Second, the group’s report also called for strengthening other types of early release programs.
The group made it clear that if parole is reestablished in Maine, clear standards for obtaining parole, along with support for victims, are needed. We agree.
“lf we truly believe that the Judicial System was created as a way for people who committed crimes to pay off their debt, learn to assimilate into society and rehabilitate, we need to offer parole as an option for people who are doing the hard work of making positive change in their lives,” Nikole Powell said in testimony in support of the bill.
Powell is an inmate participating in the Supervised Community Confinement Program, which allows inmates nearing the end of their sentences to live outside of a correctional facility. Powell is in recovery from substance use disorder and has become a peer counselor and managed a sober home.
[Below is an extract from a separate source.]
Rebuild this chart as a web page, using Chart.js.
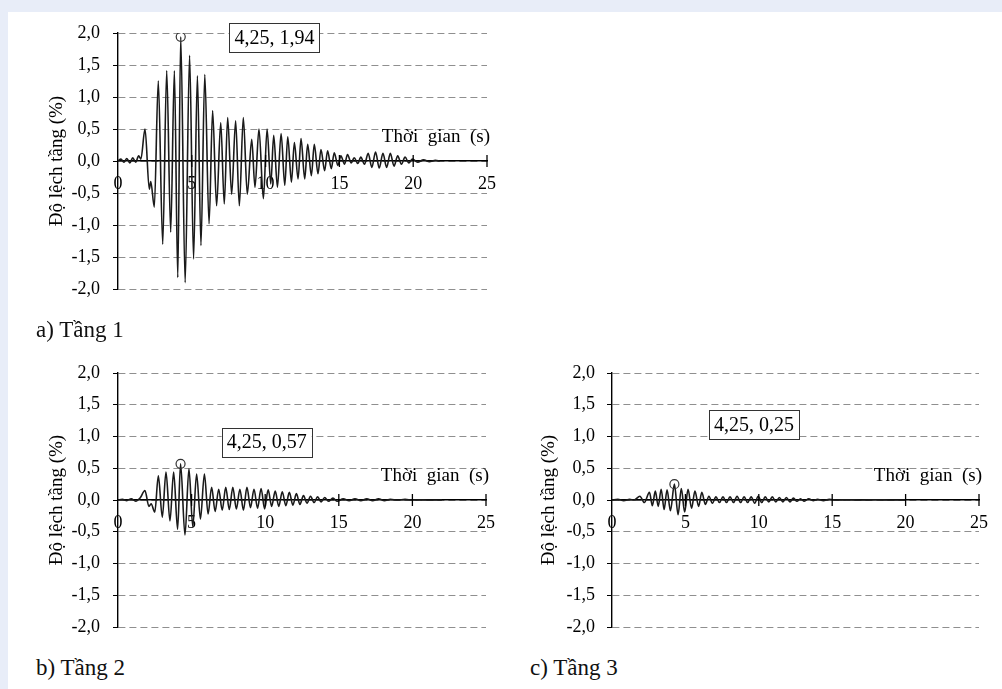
<!DOCTYPE html>
<html><head><meta charset="utf-8">
<script src="https://cdn.jsdelivr.net/npm/chart.js@4.4.1/dist/chart.umd.min.js"></script>
<style>
html,body{margin:0;padding:0;background:#e8edf8;width:1002px;height:689px;overflow:hidden;font-family:'Liberation Serif',serif;}
#panel{position:absolute;left:8px;top:12px;width:994px;height:677px;background:#fff;}
.cv{position:absolute;width:500px;height:300px;}
.cap{position:absolute;font-size:23px;line-height:23px;color:#111;white-space:nowrap;}
</style></head><body>
<div id="panel"></div>
<div class="cv" style="left:0;top:0"><canvas id="ca" width="500" height="300"></canvas></div>
<div class="cv" style="left:0;top:340px"><canvas id="cb" width="500" height="300"></canvas></div>
<div class="cv" style="left:500px;top:340px"><canvas id="cc" width="500" height="300"></canvas></div>
<div class="cap" id="capA" style="left:36px;top:318px"></div>
<div class="cap" id="capB" style="left:36px;top:656px"></div>
<div class="cap" id="capC" style="left:530px;top:656px"></div>
<script>
// ---- data ----
const captions = ['a) Tầng 1', 'b) Tầng 2', 'c) Tầng 3'];
const yTitle = 'Độ lệch tầng (%)';
const xTitle = 'Thời  gian  (s)';
const xMin = 0, xMax = 25, xStep = 5;
const yMin = -2, yMax = 2, yStep = 0.5;

const aTime = [0,0.2,0.4,0.6,0.8,1.0,1.2,1.4,1.55,1.83,2.12,2.22,2.46,2.73,3.03,3.3,3.57,3.82,4.05,4.25,4.55,4.85,5.12,5.38,5.62,5.88,6.17,6.41,6.68,6.96,7.2,7.43,7.7,7.97,8.22,8.49,8.76,9.06,9.28,9.55,9.85,10.1,10.35,10.55,10.8,11.05,11.3,11.5,11.75,11.95,12.2,12.4,12.65,12.85,13.1,13.3,13.55,13.75,14.0,14.2,14.45,14.65,14.9,15.1,15.35,15.55,15.8,16.0,16.25,16.45,16.7,16.95,17.2,17.45,17.7,17.95,18.2,18.45,18.7,18.95,19.2,19.45,19.7,19.95,20.3,20.7,21.1,21.5,21.8];
const aDrift = [0,0.03,-0.02,0.04,-0.03,0.05,-0.02,0.08,0.03,0.5,-0.44,-0.32,-0.72,1.25,-1.3,1.41,-1.11,1.41,-1.82,1.94,-1.9,1.65,-1.53,1.33,-1.32,1.35,-0.98,0.79,-0.7,0.6,-0.67,0.68,-0.52,0.63,-0.7,0.68,-0.52,0.34,-0.41,0.5,-0.59,0.5,-0.36,0.4,-0.41,0.43,-0.38,0.38,-0.33,0.29,-0.28,0.35,-0.28,0.26,-0.23,0.26,-0.2,0.18,-0.15,0.16,-0.12,0.13,-0.07,0.08,-0.05,0.1,-0.03,0.05,-0.04,0.06,-0.05,0.12,-0.1,0.14,-0.11,0.12,-0.1,0.12,-0.08,0.08,-0.05,0.06,-0.03,0.03,-0.02,0.02,-0.01,0.01,0];

const bTime = [0,0.3,0.6,0.9,1.2,1.5,1.83,2.1,2.25,2.5,2.74,3.01,3.26,3.53,3.78,4.05,4.25,4.55,4.82,5.08,5.34,5.6,5.87,6.12,6.36,6.6,6.84,7.08,7.32,7.56,7.8,8.04,8.28,8.52,8.76,9.0,9.24,9.48,9.72,9.96,10.2,10.44,10.68,10.92,11.16,11.4,11.64,11.88,12.12,12.36,12.6,12.84,13.08,13.32,13.56,13.8,14.04,14.3,14.6,14.9,15.3,15.7,16.1,16.5,16.9,17.3,17.7,18.1,18.5,19.0,19.5,20.0,20.5,21.0,21.5,22.0];
const bDrift = [0,0.01,-0.01,0.02,-0.02,0.03,0.15,-0.1,-0.06,-0.19,0.38,-0.27,0.44,-0.33,0.44,-0.46,0.57,-0.55,0.49,-0.42,0.41,-0.3,0.41,-0.22,0.2,-0.18,0.17,-0.16,0.2,-0.15,0.2,-0.14,0.17,-0.16,0.2,-0.12,0.17,-0.13,0.18,-0.14,0.16,-0.1,0.14,-0.1,0.13,-0.09,0.12,-0.08,0.1,-0.07,0.07,-0.05,0.06,-0.04,0.05,-0.03,0.04,-0.02,0.03,-0.02,0.02,-0.01,0.02,-0.01,0.02,-0.01,0.02,-0.01,0.01,0,0.01,0,0.005,0,0,0];

const cTime = [0,0.4,0.8,1.2,1.5,1.9,2.2,2.55,2.75,2.95,3.15,3.35,3.55,3.75,3.98,4.25,4.5,4.72,4.95,5.18,5.42,5.65,5.9,6.12,6.36,6.6,6.84,7.08,7.32,7.56,7.8,8.04,8.28,8.52,8.76,9.0,9.24,9.48,9.72,9.96,10.2,10.44,10.68,10.92,11.16,11.4,11.64,11.88,12.12,12.36,12.6,12.84,13.1,13.4,13.7,14.0,14.4,14.8,15.3,16.0,17.0,18.0,19.0,20.0];
const cDrift = [0,0.01,-0.01,0.01,0,0.06,-0.04,0.12,-0.09,0.14,-0.1,0.17,-0.15,0.16,-0.17,0.25,-0.23,0.18,-0.19,0.17,-0.13,0.14,-0.1,0.12,-0.07,0.06,-0.05,0.05,-0.04,0.05,-0.04,0.05,-0.04,0.06,-0.04,0.05,-0.04,0.05,-0.05,0.06,-0.04,0.05,-0.03,0.05,-0.03,0.04,-0.03,0.04,-0.03,0.03,-0.02,0.02,-0.02,0.02,-0.01,0.01,-0.01,0.01,0,0.005,0,0.005,0,0];

const peakTime = [4.25, 4.25, 4.25];
const peakDrift = [1.94, 0.57, 0.25];

// ---- rendering ----
const FONT = 'Liberation Serif';
const fmt1 = v => v.toFixed(1).replace('.', ',');
const fmt2 = v => v.toFixed(2).replace('.', ',');

const extras = {
  id: 'extras',
  afterDatasetsDraw(chart, args, o) {
    const {ctx} = chart;
    const xs = chart.scales.x, ys = chart.scales.y;
    const y0 = ys.getPixelForValue(0);
    ctx.save();
    ctx.strokeStyle = '#000'; ctx.lineWidth = 1.3; ctx.setLineDash([]);
    xs.ticks.forEach(t => {
      if (t.value === xMin) return;
      const px = xs.getPixelForValue(t.value);
      ctx.beginPath(); ctx.moveTo(px, y0 - 6); ctx.lineTo(px, y0 + 6); ctx.stroke();
    });
    ctx.fillStyle = '#000';
    ctx.font = '19px "' + FONT + '"';
    ctx.textAlign = 'right'; ctx.textBaseline = 'alphabetic';
    ctx.fillText(xTitle, xs.getPixelForValue(xMax) + 3, y0 - 19);
    const txt = fmt2(o.peak[0]) + ', ' + fmt2(o.peak[1]);
    ctx.font = '20px "' + FONT + '"';
    const w = ctx.measureText(txt).width + 10, h = 29;
    const cx = xs.getPixelForValue(o.box[0]), cy = ys.getPixelForValue(o.box[1]);
    ctx.fillStyle = '#fff';
    ctx.fillRect(cx - w / 2, cy - h / 2, w, h);
    ctx.strokeStyle = '#333'; ctx.lineWidth = 1;
    ctx.strokeRect(Math.round(cx - w / 2) + 0.5, Math.round(cy - h / 2) + 0.5, Math.round(w), h);
    ctx.fillStyle = '#000';
    ctx.textAlign = 'center'; ctx.textBaseline = 'middle';
    ctx.fillText(txt, cx, cy + 1);
    ctx.restore();
  }
};

function makeChart(id, times, drift, idx, opt) {
  const series = times.map((t, i) => ({x: t, y: drift[i]}));
  const peak = [peakTime[idx], peakDrift[idx]];
  return new Chart(document.getElementById(id), {
    type: 'line',
    data: {
      datasets: [
        {data: series, borderColor: '#1a1a1a', borderWidth: 1.6, pointRadius: 0,
         cubicInterpolationMode: 'monotone', fill: false, order: 2},
        {data: [{x: peak[0], y: peak[1]}], showLine: false, pointRadius: 4.5,
         pointBackgroundColor: 'rgba(0,0,0,0)', pointBorderColor: '#333', pointBorderWidth: 1.2, order: 1}
      ]
    },
    options: {
      responsive: false, animation: false,
      layout: {padding: opt.pad},
      plugins: {legend: {display: false}, tooltip: {enabled: false},
                extras: {peak: peak, box: opt.box}},
      scales: {
        x: {
          type: 'linear', min: xMin, max: xMax, position: {y: 0},
          afterFit: s => { s.height = 0; s.paddingLeft = 0; s.paddingRight = 0; },
          ticks: {stepSize: xStep, color: '#000', font: {family: FONT, size: 18}, padding: 12,
                  maxRotation: 0, autoSkip: false, callback: v => String(v)},
          grid: {display: false, drawTicks: false},
          border: {display: true, color: '#000', width: 1.4}
        },
        y: {
          type: 'linear', min: yMin, max: yMax,
          afterFit: s => { s.width = opt.yWidth; s.paddingTop = 0; s.paddingBottom = 0; },
          ticks: {stepSize: yStep, color: '#000', font: {family: FONT, size: 18}, padding: opt.tickPad,
                  callback: v => fmt1(v)},
          grid: {color: '#8f8f8f', lineWidth: 1, tickLength: 5, tickColor: '#000', tickBorderDash: [], tickWidth: 1},
          border: {display: true, color: '#000', width: 1.4, dash: [7, 4]},
          title: {display: true, text: yTitle, color: '#000', font: {family: FONT, size: 19},
                  padding: {top: opt.titlePad, bottom: 0}}
        }
      }
    },
    plugins: [extras]
  });
}

makeChart('ca', aTime, aDrift, 0, {pad: {top: 33, bottom: 11, left: 0, right: 13}, yWidth: 118, tickPad: 13, titlePad: 45.5, box: [10.6, 1.93]});
makeChart('cb', bTime, bDrift, 1, {pad: {top: 33, bottom: 13, left: 0, right: 14}, yWidth: 118, tickPad: 13, titlePad: 45.5, box: [10.1, 0.91]});
makeChart('cc', cTime, cDrift, 2, {pad: {top: 33, bottom: 13, left: 0, right: 21}, yWidth: 112, tickPad: 12, titlePad: 37.5, box: [9.67, 1.19]});

document.getElementById('capA').textContent = captions[0];
document.getElementById('capB').textContent = captions[1];
document.getElementById('capC').textContent = captions[2];
</script>
</body></html>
She’s also enrolled in college.
The confinement program is a model for, but not a replacement for, parole. Participation in the program is limited and participants are chosen by Department of Corrections staff. Most participants are in the last six months of their sentence.
Under LD 178, those who go before a parole board would have to document a plan for their housing, employment and mental health and substance use disorder treatment, if needed. They also would have to show a record of good behavior and rehabilitation while incarcerated. The parole board would include experts in mental health, substance use and other pertinent areas. Critically, testimony from victims of the crimes committed by those seeking parole would be considered as well.
Maine actually still has a parole board and a handful of prisoners who are eligible for parole because they were sentenced before the 1976 law change. Richard Harburger of Brewer chairs the board. He testified in support of LD 178 last month. He said that parole gives inmates who meet the criteria for parole, which he emphasized is only a portion of those in custody, an avenue for release rather than having to “wait out” their sentences.
“History has shown us that the longer an inmate remains in jail the more likely it is that that inmate will return to the criminal justice system,” he said.
Nationally, those who are on parole are less likely to commit another crime than those who are simply released from detention when their sentence ends, according to a review in New Jersey.
A system of parole could also help prison overcrowding and save money. Rather than the cost of incarceration, which is about $78,000 a year at Maine Department of Corrections facilities, inmates who are paroled may be able to live at home and to work, contributing to their families and their communities.